Horizontally stationary generalized Bratteli diagrams

TL;DR

This paper explores the properties of horizontally stationary Bratteli diagrams with infinite levels, focusing on ergodic measures and conditions for Vershik map existence, revealing new structural phenomena in infinite graph dynamics.

Contribution

It introduces the concept of horizontal stationarity in infinite Bratteli diagrams and characterizes ergodic measures and Vershik map conditions for this class.

Findings

Explicit description of ergodic tail invariant measures.

All ergodic measures are extensions of odometer measures in certain cases.
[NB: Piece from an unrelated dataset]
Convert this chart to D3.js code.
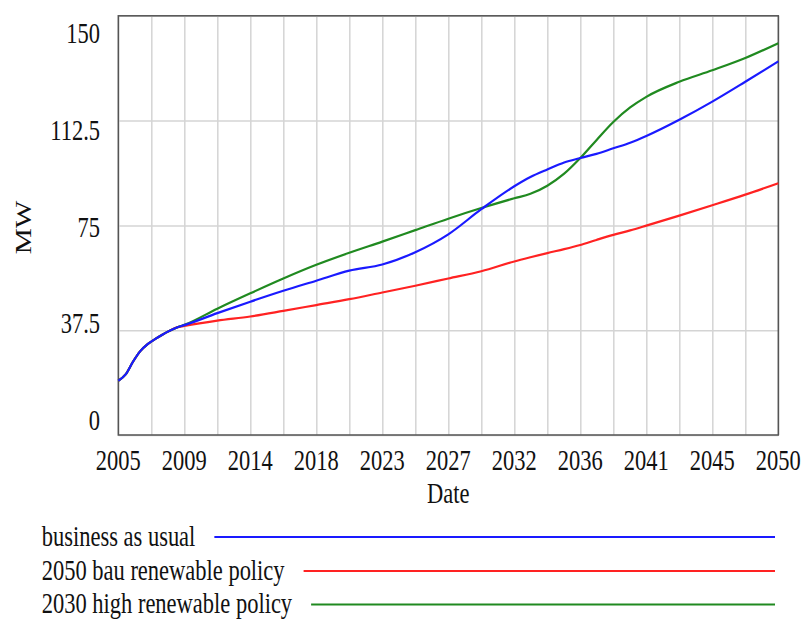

Conditions established for the existence of a continuous Vershik map.

Abstract

Bratteli diagrams with countably infinite levels exhibit a new phenomenon: they can be horizontally stationary. The incidence matrices of these horizontally stationary Bratteli diagrams are infinite banded Toeplitz matrices. In this paper, we study the fundamental properties of horizontally stationary Bratteli diagrams. In these diagrams, we provide an explicit description of ergodic tail invariant probability measures. For a certain class of horizontally stationary Bratteli diagrams, we prove that all ergodic tail invariant probability measures are extensions of measures from odometers. Additionally, we establish conditions for the existence of a continuous Vershik map on the path space of a horizontally stationary Bratteli diagram.